Auch im Rathaus von Weil am Rhein, als Ortspolizeibehörde zuständig für die Vergabe der Waffenbesitzkarte, verweist man darauf, dass alles rechtmäßig abgelaufen sei. Es habe keine Hinweise darauf gegeben, dass mit dem 22-Jährigen etwas nicht stimmte, betont Hauptamtsleiter Christoph Huber. Das Verfahren zum Erteilen einer Waffenbesitzkarte sei genau beachtet worden: Wer eine Besitzkarte vom Amt will, muss zuerst zwölf Monate in einem Schützenverein mitmachen, muss eine Sachkundeprüfung und Schießübung nachweisen und wird dann von den Behörden überprüft. Wer noch keine 25 ist, darf auch nur bestimmte Kaliber benutzen. Werden neue Waffen gekauft, müssen die auch wieder eingetragen werden.

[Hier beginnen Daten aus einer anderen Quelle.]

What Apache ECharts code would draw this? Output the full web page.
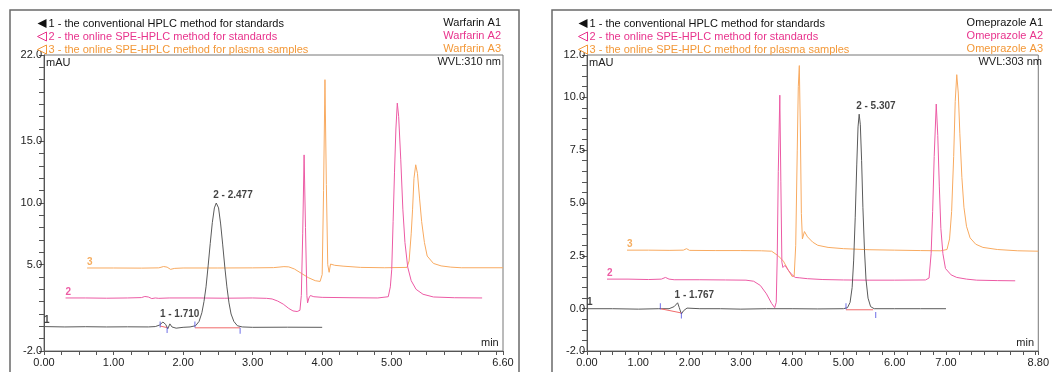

Gegen Thomas B. lag auf dem Rathaus nichts vor - kein Hinweis der Kriminalpolizei oder des Verfassungsschutzes, kein Eintrag im Führungszeugnis. "Und ins Gehirn kann man ja nicht reinsehen", meint ein Rathausbeamter.

Der 22-Jährige sei zwar polizeilich aufgefallen, zwei Verfahren gegen ihn wurden aber 2006 und 2008 ohne Verurteilung eingestellt, bestätigt der Lörracher Staatsanwalt Otto Bürgelin. Das Verfahren wegen Körperverletzung im vergangenen Jahr sei gegen eine Geldauflage an das Opfer eingestellt worden.

Gegen den mutmaßlichen Bombenbastler wird wegen "Vorbereitung einer Sprengstoffexplosion in fortgeschrittener Tathandlung" ermittelt. Nach Angaben der Staatsanwaltschaft drohen dafür zwischen sechs Monate und fünf Jahre Haft, wird der Besitz des Schweizer Sturmgewehrs als Verstoß gegen das Kriegswaffenkontrollgesetz geahndet, ist eine Strafe zwischen einem und fünf Jahren möglich. Nach der Festnahme hat der 22-Jährige zu den Tatvorwürfen geschwiegen. Gestern wollte das Landeskriminalamt keine neuen Details nennen, es verwies auf laufende Ermittlungen.